▸ Exercise objective: Write out the data below exactly as given, without any of its pictures.
**** Recorded data
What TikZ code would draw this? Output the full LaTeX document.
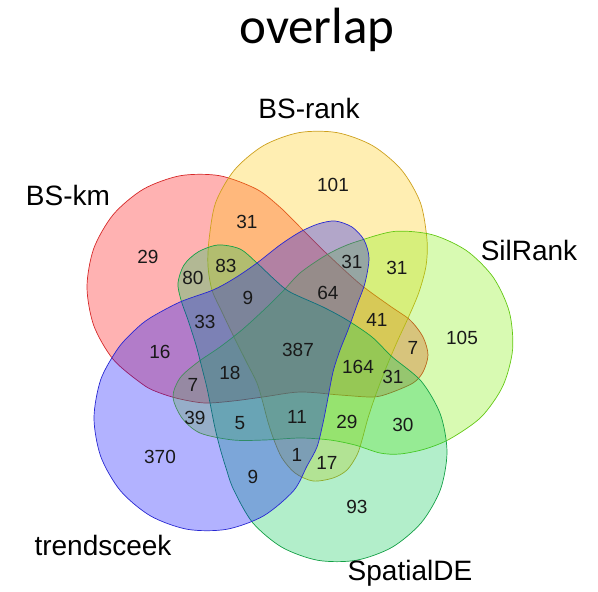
\documentclass[tikz,border=0pt]{standalone}
\usepackage{fontspec}
\setmainfont{Liberation Sans}
\newfontfamily\titlefont{Carlito}
\definecolor{fR}{RGB}{255,0,0}
\definecolor{lR}{RGB}{214,40,40}
\definecolor{fY}{RGB}{255,200,0}
\definecolor{lY}{RGB}{205,160,30}
\definecolor{fL}{RGB}{125,240,0}
\definecolor{lL}{RGB}{100,200,20}
\definecolor{fG}{RGB}{0,200,80}
\definecolor{lG}{RGB}{20,160,70}
\definecolor{fB}{RGB}{0,0,255}
\definecolor{lB}{RGB}{40,40,210}
\tikzset{
  setshape/.style={fill opacity=0.3, draw opacity=1, line width=0.7pt},
  cnt/.style={font=\fontsize{19}{19}\selectfont, text=black!90, inner sep=0pt},
  setlabel/.style={font=\fontsize{28}{28}\selectfont, anchor=base, inner sep=0pt},
}
\begin{document}
\begin{tikzpicture}[x=1pt,y=-1pt]
\useasboundingbox (0,0) rectangle (598,592);
% BS-km (red)
\path[setshape, fill=fR, draw=lR] plot[smooth cycle, tension=0.5] coordinates {
  (160,393) (143.5,384.9) (113.4,359.6) (93.8,325.6) (87,287) (93.8,248.4) (113.4,214.4) (143.5,189.1) (180.4,175.7) (219.6,175.7) (256.5,189.1) (279.9,207.1)
  (300,227) (325,252) (360,284) (390,306) (410,320) (423,337) (428,355) (423,372) (413,383) (390,393) (373,397) (340,395) (300,392) (263,397) (233,401) (205,403) (180,399)};
% BS-rank (yellow)
\path[setshape, fill=fY, draw=lY] plot[smooth cycle, tension=0.5] coordinates {
  (209,240) (215.6,202.7) (234.5,169.9) (263.5,145.6) (299.1,132.6) (336.9,132.6) (372.5,145.6) (401.5,169.9) (420.4,202.7) (427,240) (426,266)
  (419,292) (409,316) (397,342) (386,368) (376,394) (368,418) (362,440) (357,455) (347,470) (333,478) (313,481) (295,473) (282,458) (274,440) (268,422) (263,403) (257,383) (247,363) (233,335) (222,312) (212,290) (208,266)};
% SilRank (lime)
\path[setshape, fill=fL, draw=lL] plot[smooth cycle, tension=0.5] coordinates {
  (357.9,241.2) (394.5,231.4) (432.2,234.7) (466.6,250.7) (493.3,277.4) (509.3,311.8) (512.6,349.5) (502.8,386.1) (481.1,417.1) (450.1,438.8)
  (425,449) (400,454) (380,453) (355,445) (330,440) (300,438) (265,440) (233,440) (200,433) (182,418) (173,397) (180,378) (198,362) (220,347) (243,329) (267,307) (284,290) (300,273) (323,257) (340,248)};
% SpatialDE (green)
\path[setshape, fill=fG, draw=lG] plot[smooth cycle, tension=0.5] coordinates {
  (392,356.7) (421.3,381.3) (440.4,414.4) (447,452) (440.4,489.6) (421.3,522.7) (392,547.3) (356.1,560.3) (317.9,560.3) (282,547.3) (252.7,522.7) (233.6,489.6)
  (226,468) (220,448) (215,428) (211,408) (207,388) (202,368) (196,345) (188,320) (181,300) (178,283) (184,265) (198,252) (218,245) (240,249) (257,263) (275,280) (290,292) (323,307) (347,320) (372,337)};
% trendsceek (blue)
\path[setshape, fill=fB, draw=lB] plot[smooth cycle, tension=0.5] coordinates {
  (293.6,490.7) (263.5,515.9) (226.6,529.3) (187.4,529.3) (150.5,515.9) (120.4,490.7) (100.8,456.6) (94,418) (100.8,379.4) (118,348.4)
  (135,330) (150,318) (180,302) (213,290) (235,278) (257,263) (280,245) (300,232) (318,224) (335,221) (352,227) (364,240) (369,258) (365,283) (357,305) (348,330) (340,350) (333,372) (327,403) (323,423) (317,447) (307,466)};
% title
\node[font=\titlefont\fontsize{51}{51}\selectfont, anchor=base, inner sep=0pt] (title) at (317,43) {overlap};
% set labels
\node[setlabel] (lbkm) at (68,205) {BS-km};
\node[setlabel] (lbrank) at (309,118) {BS-rank};
\node[setlabel] (lsil) at (529,260) {SilRank};
\node[setlabel] (ltrend) at (103,555) {trendsceek};
\node[setlabel] (lspat) at (410,580) {SpatialDE};
% counts
\node[cnt] (n29) at (148,257) {29};
\node[cnt] (n31a) at (247,222) {31};
\node[cnt] (n101) at (333,185) {101};
\node[cnt] (n80) at (193,278) {80};
\node[cnt] (n83) at (226,266) {83};
\node[cnt] (n9a) at (248,298) {9};
\node[cnt] (n33) at (205,322) {33};
\node[cnt] (n31b) at (352,262) {31};
\node[cnt] (n31c) at (397,268) {31};
\node[cnt] (n64) at (328,293) {64};
\node[cnt] (n41) at (377,320) {41};
\node[cnt] (n105) at (462,338) {105};
\node[cnt] (n16) at (160,352) {16};
\node[cnt] (n387) at (298,350) {387};
\node[cnt] (n7a) at (193,385) {7};
\node[cnt] (n18) at (230,373) {18};
\node[cnt] (n164) at (358,367) {164};
\node[cnt] (n7b) at (413,348) {7};
\node[cnt] (n31d) at (393,377) {31};
\node[cnt] (n39) at (195,418) {39};
\node[cnt] (n5) at (240,423) {5};
\node[cnt] (n11) at (297,417) {11};
\node[cnt] (n29b) at (347,422) {29};
\node[cnt] (n30) at (403,425) {30};
\node[cnt] (n370) at (160,457) {370};
\node[cnt] (n9b) at (253,477) {9};
\node[cnt] (n1) at (297,455) {1};
\node[cnt] (n17) at (327,463) {17};
\node[cnt] (n93) at (357,507) {93};
\end{tikzpicture}
\end{document}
********
▸ Result below:
What TikZ code would draw this? Output the full LaTeX document.
\documentclass[tikz,border=0pt]{standalone}
\usepackage{fontspec}
\setmainfont{Liberation Sans}
\newfontfamily\titlefont{Carlito}
\definecolor{fR}{RGB}{255,0,0}
\definecolor{lR}{RGB}{214,40,40}
\definecolor{fY}{RGB}{255,200,0}
\definecolor{lY}{RGB}{205,160,30}
\definecolor{fL}{RGB}{125,240,0}
\definecolor{lL}{RGB}{100,200,20}
\definecolor{fG}{RGB}{0,200,80}
\definecolor{lG}{RGB}{20,160,70}
\definecolor{fB}{RGB}{0,0,255}
\definecolor{lB}{RGB}{40,40,210}
\tikzset{
  setshape/.style={fill opacity=0.3, draw opacity=1, line width=0.7pt},
  cnt/.style={font=\fontsize{19}{19}\selectfont, text=black!90, inner sep=0pt},
  setlabel/.style={font=\fontsize{28}{28}\selectfont, anchor=base, inner sep=0pt},
}
\begin{document}
\begin{tikzpicture}[x=1pt,y=-1pt]
\useasboundingbox (0,0) rectangle (598,592);
% BS-km (red)
\path[setshape, fill=fR, draw=lR] plot[smooth cycle, tension=0.5] coordinates {
  (160,393) (143.5,384.9) (113.4,359.6) (93.8,325.6) (87,287) (93.8,248.4) (113.4,214.4) (143.5,189.1) (180.4,175.7) (219.6,175.7) (256.5,189.1) (279.9,207.1)
  (300,227) (325,252) (360,284) (390,306) (410,320) (423,337) (428,355) (423,372) (413,383) (390,393) (373,397) (340,395) (300,392) (263,397) (233,401) (205,403) (180,399)};
% BS-rank (yellow)
\path[setshape, fill=fY, draw=lY] plot[smooth cycle, tension=0.5] coordinates {
  (209,240) (215.6,202.7) (234.5,169.9) (263.5,145.6) (299.1,132.6) (336.9,132.6) (372.5,145.6) (401.5,169.9) (420.4,202.7) (427,240) (426,266)
  (419,292) (409,316) (397,342) (386,368) (376,394) (368,418) (362,440) (357,455) (347,470) (333,478) (313,481) (295,473) (282,458) (274,440) (268,422) (263,403) (257,383) (247,363) (233,335) (222,312) (212,290) (208,266)};
% SilRank (lime)
\path[setshape, fill=fL, draw=lL] plot[smooth cycle, tension=0.5] coordinates {
  (357.9,241.2) (394.5,231.4) (432.2,234.7) (466.6,250.7) (493.3,277.4) (509.3,311.8) (512.6,349.5) (502.8,386.1) (481.1,417.1) (450.1,438.8)
  (425,449) (400,454) (380,453) (355,445) (330,440) (300,438) (265,440) (233,440) (200,433) (182,418) (173,397) (180,378) (198,362) (220,347) (243,329) (267,307) (284,290) (300,273) (323,257) (340,248)};
% SpatialDE (green)
\path[setshape, fill=fG, draw=lG] plot[smooth cycle, tension=0.5] coordinates {
  (392,356.7) (421.3,381.3) (440.4,414.4) (447,452) (440.4,489.6) (421.3,522.7) (392,547.3) (356.1,560.3) (317.9,560.3) (282,547.3) (252.7,522.7) (233.6,489.6)
  (226,468) (220,448) (215,428) (211,408) (207,388) (202,368) (196,345) (188,320) (181,300) (178,283) (184,265) (198,252) (218,245) (240,249) (257,263) (275,280) (290,292) (323,307) (347,320) (372,337)};
% trendsceek (blue)
\path[setshape, fill=fB, draw=lB] plot[smooth cycle, tension=0.5] coordinates {
  (293.6,490.7) (263.5,515.9) (226.6,529.3) (187.4,529.3) (150.5,515.9) (120.4,490.7) (100.8,456.6) (94,418) (100.8,379.4) (118,348.4)
  (135,330) (150,318) (180,302) (213,290) (235,278) (257,263) (280,245) (300,232) (318,224) (335,221) (352,227) (364,240) (369,258) (365,283) (357,305) (348,330) (340,350) (333,372) (327,403) (323,423) (317,447) (307,466)};
% title
\node[font=\titlefont\fontsize{51}{51}\selectfont, anchor=base, inner sep=0pt] (title) at (317,43) {overlap};
% set labels
\node[setlabel] (lbkm) at (68,205) {BS-km};
\node[setlabel] (lbrank) at (309,118) {BS-rank};
\node[setlabel] (lsil) at (529,260) {SilRank};
\node[setlabel] (ltrend) at (103,555) {trendsceek};
\node[setlabel] (lspat) at (410,580) {SpatialDE};
% counts
\node[cnt] (n29) at (148,257) {29};
\node[cnt] (n31a) at (247,222) {31};
\node[cnt] (n101) at (333,185) {101};
\node[cnt] (n80) at (193,278) {80};
\node[cnt] (n83) at (226,266) {83};
\node[cnt] (n9a) at (248,298) {9};
\node[cnt] (n33) at (205,322) {33};
\node[cnt] (n31b) at (352,262) {31};
\node[cnt] (n31c) at (397,268) {31};
\node[cnt] (n64) at (328,293) {64};
\node[cnt] (n41) at (377,320) {41};
\node[cnt] (n105) at (462,338) {105};
\node[cnt] (n16) at (160,352) {16};
\node[cnt] (n387) at (298,350) {387};
\node[cnt] (n7a) at (193,385) {7};
\node[cnt] (n18) at (230,373) {18};
\node[cnt] (n164) at (358,367) {164};
\node[cnt] (n7b) at (413,348) {7};
\node[cnt] (n31d) at (393,377) {31};
\node[cnt] (n39) at (195,418) {39};
\node[cnt] (n5) at (240,423) {5};
\node[cnt] (n11) at (297,417) {11};
\node[cnt] (n29b) at (347,422) {29};
\node[cnt] (n30) at (403,425) {30};
\node[cnt] (n370) at (160,457) {370};
\node[cnt] (n9b) at (253,477) {9};
\node[cnt] (n1) at (297,455) {1};
\node[cnt] (n17) at (327,463) {17};
\node[cnt] (n93) at (357,507) {93};
\end{tikzpicture}
\end{document}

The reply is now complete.